Maybank IB Research sees better 4Q for Gamuda


  • Analyst Reports
  • Thursday, 25 Jun 2020

KUALA LUMPUR: Maybank Investment Bank Research expects the fourth quarter ending July 31,2020 for infrastructure-property company Gamuda Bhd to be better as work pace at its projects has picked up after the government allowed construction activities to resume from May 4.

The research house said on Thursday that while the Klang Valley MRT2 was now at 70-75% of its optimum/pre-movement control order (MCO) level; its work pace was however expected to peak at only 90%-95% of its pre-MCO level under the new social distancing normal.

“Traffic has also returned to its urban toll roads; volume now is down just 10% from its pre-MCO level. However, we do not expect traffic volume to be back to its pre-MCO level anytime soon as working-from-home is becoming prevalent, and schools have yet to fully resume; these will cap the recovery in road users, ” it said.

It issued the report after Gamuda announced its third quarter results ended April 30.

Hit by the MCO, Gamuda posted a 3QFY20 net profit of just RM40mil (-77% YoY/QoQ), bringing 9MFY20 to MYR389m (-25% YoY), meeting only 59%/63% of Maybank Research/consensus FY estimates.

“This is its weakest quarter in over a decade (since 4QFY09). 4QFY20 should be better, but activities should still be below their optimum/pre-MCO levels.
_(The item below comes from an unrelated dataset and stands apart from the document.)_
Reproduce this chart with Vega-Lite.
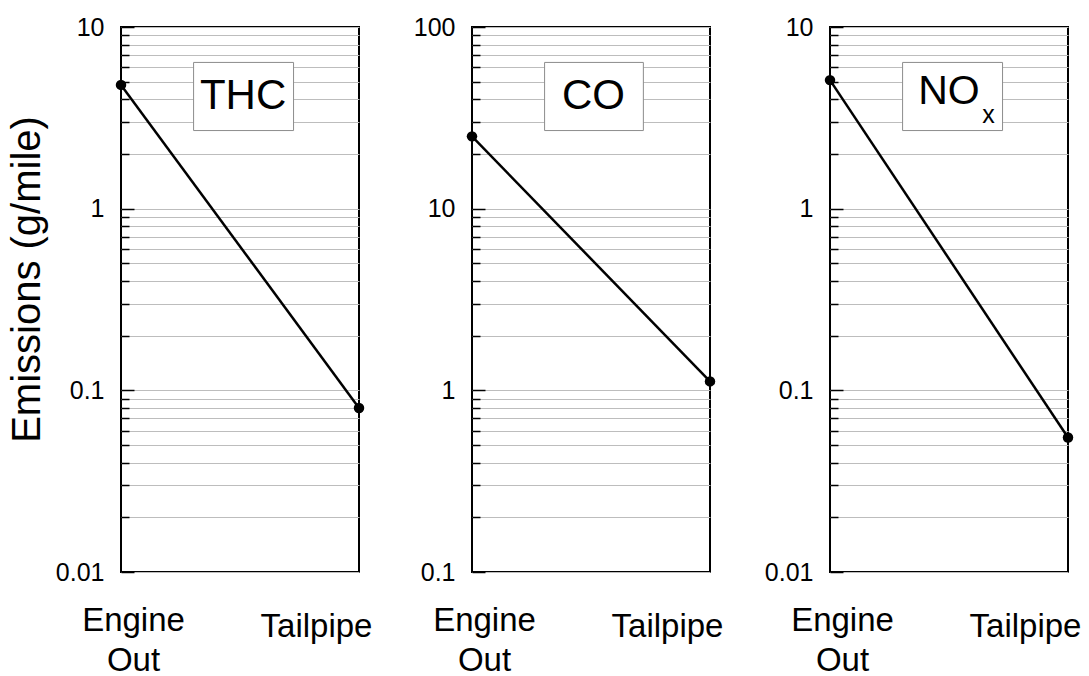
{
  "$schema": "https://vega.github.io/schema/vega-lite/v6.json",
  "padding": {"top": 14, "left": 6, "right": 0, "bottom": 0},
  "spacing": 39,
  "data": {"values": [
    {"pollutant": "THC", "stage": "Engine Out", "value": 4.8},
    {"pollutant": "THC", "stage": "Tailpipe", "value": 0.08},
    {"pollutant": "CO", "stage": "Engine Out", "value": 25},
    {"pollutant": "CO", "stage": "Tailpipe", "value": 1.12},
    {"pollutant": "NOx", "stage": "Engine Out", "value": 5.1},
    {"pollutant": "NOx", "stage": "Tailpipe", "value": 0.055}
  ]},
  "config": {
    "font": "Liberation Sans",
    "view": {"stroke": "black", "strokeWidth": 2},
    "axis": {"labelColor": "black", "titleColor": "black", "labelFont": "Liberation Sans", "titleFont": "Liberation Sans", "titleFontWeight": "normal"}
  },
  "hconcat": [
    {
      "width": 238, "height": 545,
      "layer": [
        {
          "transform": [{"filter": "datum.pollutant == 'THC'"}],
          "encoding": {
            "x": {"field": "stage", "type": "ordinal", "sort": ["Engine Out", "Tailpipe"], "scale": {"type": "point", "padding": 0},
              "axis": {"title": null, "labelAngle": 0, "domain": false, "ticks": false, "grid": false, "labelFontSize": 33, "labelLineHeight": 40, "labelBaseline": "top", "labelOverlap": false, "labelFlush": false,
                "labelExpr": "datum.value == 'Engine Out' ? ['Engine', 'Out'] : datum.value",
                "labelOffset": {"condition": {"test": "datum.value == 'Engine Out'", "value": 12}, "value": -43},
                "labelPadding": {"condition": {"test": "datum.value == 'Engine Out'", "value": 32}, "value": 38}}},
            "y": {"field": "value", "type": "quantitative", "scale": {"type": "log", "domain": [0.01, 10]},
              "axis": {"title": "Emissions (g/mile)", "titleFontSize": 40, "titlePadding": 8, "titleY": 252,
                "values": [0.01,0.02,0.03,0.04,0.05,0.06,0.07,0.08,0.09,0.1,0.2,0.3,0.4,0.5,0.6,0.7,0.8,0.9,1,2,3,4,5,6,7,8,9,10],
                "labelExpr": "(datum.value == 0.01 || datum.value == 0.1 || datum.value == 1 || datum.value == 10 || datum.value == 100) ? '' + datum.value : ''",
                "labelFontSize": 25, "labelPadding": 30, "labelOverlap": false, "labelFlush": false, "labelBound": false,
                "domain": false, "grid": true, "gridColor": "#bdbdbd", "gridWidth": 1,
                "tickColor": "black", "tickWidth": 1.5,
                "tickSize": {"condition": {"test": "datum.value == 0.01 || datum.value == 0.1 || datum.value == 1 || datum.value == 10 || datum.value == 100", "value": -13}, "value": -8}}}
          },
          "layer": [
            {"mark": {"type": "line", "color": "black", "strokeWidth": 2.5}},
            {"mark": {"type": "point", "filled": true, "color": "black", "size": 110, "opacity": 1}}
          ]
        },
        {
          "data": {"values": [{"label": "THC"}]},
          "layer": [
            {"mark": {"type": "rect", "fill": "white", "stroke": "#8c8c8c", "strokeWidth": 1},
              "encoding": {
                "x": {"datum": 0.305, "type": "quantitative", "scale": {"domain": [0, 1], "nice": false, "zero": false}, "axis": null},
                "x2": {"datum": 0.725},
                "y": {"datum": 0.935, "type": "quantitative", "scale": {"domain": [0, 1], "nice": false, "zero": false}, "axis": null},
                "y2": {"datum": 0.81}}},
            {"mark": {"type": "text", "fontSize": 42, "font": "Liberation Sans", "color": "black", "baseline": "alphabetic", "align": "center"},
              "encoding": {
                "x": {"datum": 0.513, "type": "quantitative", "scale": {"domain": [0, 1], "nice": false, "zero": false}, "axis": null},
                "y": {"datum": 0.85, "type": "quantitative", "scale": {"domain": [0, 1], "nice": false, "zero": false}, "axis": null},
                "text": {"field": "label"}}}
          ]
        }
      ],
      "resolve": {"scale": {"x": "independent", "y": "independent"}, "axis": {"x": "independent", "y": "independent"}}
    },
    {
      "width": 238, "height": 545,
      "layer": [
        {
          "transform": [{"filter": "datum.pollutant == 'CO'"}],
          "encoding": {
            "x": {"field": "stage", "type": "ordinal", "sort": ["Engine Out", "Tailpipe"], "scale": {"type": "point", "padding": 0},
              "axis": {"title": null, "labelAngle": 0, "domain": false, "ticks": false, "grid": false, "labelFontSize": 33, "labelLineHeight": 40, "labelBaseline": "top", "labelOverlap": false, "labelFlush": false,
                "labelExpr": "datum.value == 'Engine Out' ? ['Engine', 'Out'] : datum.value",
                "labelOffset": {"condition": {"test": "datum.value == 'Engine Out'", "value": 12}, "value": -43},
                "labelPadding": {"condition": {"test": "datum.value == 'Engine Out'", "value": 32}, "value": 38}}},
            "y": {"field": "value", "type": "quantitative", "scale": {"type": "log", "domain": [0.1, 100]},
              "axis": {"title": null,
                "values": [0.1,0.2,0.3,0.4,0.5,0.6,0.7,0.8,0.9,1,2,3,4,5,6,7,8,9,10,20,30,40,50,60,70,80,90,100],
                "labelExpr": "(datum.value == 0.01 || datum.value == 0.1 || datum.value == 1 || datum.value == 10 || datum.value == 100) ? '' + datum.value : ''",
                "labelFontSize": 25, "labelPadding": 30, "labelOverlap": false, "labelFlush": false, "labelBound": false,
                "domain": false, "grid": true, "gridColor": "#bdbdbd", "gridWidth": 1,
                "tickColor": "black", "tickWidth": 1.5,
                "tickSize": {"condition": {"test": "datum.value == 0.01 || datum.value == 0.1 || datum.value == 1 || datum.value == 10 || datum.value == 100", "value": -13}, "value": -8}}}
          },
          "layer": [
            {"mark": {"type": "line", "color": "black", "strokeWidth": 2.5}},
            {"mark": {"type": "point", "filled": true, "color": "black", "size": 110, "opacity": 1}}
          ]
        },
        {
          "data": {"values": [{"label": "CO"}]},
          "layer": [
            {"mark": {"type": "rect", "fill": "white", "stroke": "#8c8c8c", "strokeWidth": 1},
              "encoding": {
                "x": {"datum": 0.305, "type": "quantitative", "scale": {"domain": [0, 1], "nice": false, "zero": false}, "axis": null},
                "x2": {"datum": 0.72},
                "y": {"datum": 0.935, "type": "quantitative", "scale": {"domain": [0, 1], "nice": false, "zero": false}, "axis": null},
                "y2": {"datum": 0.81}}},
            {"mark": {"type": "text", "fontSize": 42, "font": "Liberation Sans", "color": "black", "baseline": "alphabetic", "align": "center"},
              "encoding": {
                "x": {"datum": 0.51, "type": "quantitative", "scale": {"domain": [0, 1], "nice": false, "zero": false}, "axis": null},
                "y": {"datum": 0.85, "type": "quantitative", "scale": {"domain": [0, 1], "nice": false, "zero": false}, "axis": null},
                "text": {"field": "label"}}}
          ]
        }
      ],
      "resolve": {"scale": {"x": "independent", "y": "independent"}, "axis": {"x": "independent", "y": "independent"}}
    },
    {
      "width": 238, "height": 545,
      "layer": [
        {
          "transform": [{"filter": "datum.pollutant == 'NOx'"}],
          "encoding": {
            "x": {"field": "stage", "type": "ordinal", "sort": ["Engine Out", "Tailpipe"], "scale": {"type": "point", "padding": 0},
              "axis": {"title": null, "labelAngle": 0, "domain": false, "ticks": false, "grid": false, "labelFontSize": 33, "labelLineHeight": 40, "labelBaseline": "top", "labelOverlap": false, "labelFlush": false,
                "labelExpr": "datum.value == 'Engine Out' ? ['Engine', 'Out'] : datum.value",
                "labelOffset": {"condition": {"test": "datum.value == 'Engine Out'", "value": 12}, "value": -43},
                "labelPadding": {"condition": {"test": "datum.value == 'Engine Out'", "value": 32}, "value": 38}}},
            "y": {"field": "value", "type": "quantitative", "scale": {"type": "log", "domain": [0.01, 10]},
              "axis": {"title": null,
                "values": [0.01,0.02,0.03,0.04,0.05,0.06,0.07,0.08,0.09,0.1,0.2,0.3,0.4,0.5,0.6,0.7,0.8,0.9,1,2,3,4,5,6,7,8,9,10],
                "labelExpr": "(datum.value == 0.01 || datum.value == 0.1 || datum.value == 1 || datum.value == 10 || datum.value == 100) ? '' + datum.value : ''",
                "labelFontSize": 25, "labelPadding": 30, "labelOverlap": false, "labelFlush": false, "labelBound": false,
                "domain": false, "grid": true, "gridColor": "#bdbdbd", "gridWidth": 1,
                "tickColor": "black", "tickWidth": 1.5,
                "tickSize": {"condition": {"test": "datum.value == 0.01 || datum.value == 0.1 || datum.value == 1 || datum.value == 10 || datum.value == 100", "value": -13}, "value": -8}}}
          },
          "layer": [
            {"mark": {"type": "line", "color": "black", "strokeWidth": 2.5}},
            {"mark": {"type": "point", "filled": true, "color": "black", "size": 110, "opacity": 1}}
          ]
        },
        {
          "data": {"values": [{"label": "NO", "sub": "x"}]},
          "layer": [
            {"mark": {"type": "rect", "fill": "white", "stroke": "#8c8c8c", "strokeWidth": 1},
              "encoding": {
                "x": {"datum": 0.305, "type": "quantitative", "scale": {"domain": [0, 1], "nice": false, "zero": false}, "axis": null},
                "x2": {"datum": 0.725},
                "y": {"datum": 0.935, "type": "quantitative", "scale": {"domain": [0, 1], "nice": false, "zero": false}, "axis": null},
                "y2": {"datum": 0.81}}},
            {"mark": {"type": "text", "fontSize": 41, "font": "Liberation Sans", "color": "black", "baseline": "alphabetic", "align": "center"},
              "encoding": {
                "x": {"datum": 0.5, "type": "quantitative", "scale": {"domain": [0, 1], "nice": false, "zero": false}, "axis": null},
                "y": {"datum": 0.859, "type": "quantitative", "scale": {"domain": [0, 1], "nice": false, "zero": false}, "axis": null},
                "text": {"field": "label"}}},
            {"mark": {"type": "text", "fontSize": 25, "font": "Liberation Sans", "color": "black", "baseline": "alphabetic", "align": "left"},
              "encoding": {
                "x": {"datum": 0.64, "type": "quantitative", "scale": {"domain": [0, 1], "nice": false, "zero": false}, "axis": null},
                "y": {"datum": 0.824, "type": "quantitative", "scale": {"domain": [0, 1], "nice": false, "zero": false}, "axis": null},
                "text": {"field": "sub"}}}
          ]
        }
      ],
      "resolve": {"scale": {"x": "independent", "y": "independent"}, "axis": {"x": "independent", "y": "independent"}}
    }
  ]
}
We cut earnings forecasts and D/G the stock to Hold due to a reduced upside to our new RM3.80 RNAV-TP (-30sen) and in lack of a near-term re-rating catalyst, ” it said.

Gamuda’s 3QFY20 reflected half a quarter of almost no construction activities (with the exception of KVMRT2 underground works) and property progress billings, and one month of 80-90% traffic fall at toll roads, due to the MCO.

Group revenue halved YoY/QoQ while net profit fell 77% YoY/QoQ, as it continued to incur fixed overheads and new sum-of-parts compliant costs.

Coupled with a uncertain business prospect, no interim dividend was declared; FY20 DPS will be just 6sen (FY19: 12sen).

“We cut FY20/21/22E earnings by 26%/6%/1%. Supporting mid-term earnings is its sizeable outstanding construction orderbook of RM7.5bil and unbilled property sales of RM3bil.

"Near-term re-rating catalysts are however lacking. While Gamuda is a beneficiary of major infra project roll-outs due to its strong track records, we believe the government’s near-term focus will be on the smaller project roll-outs which have a shorter lead-time; thus, their multiplier impact is more immediate, ” Maybank Research said.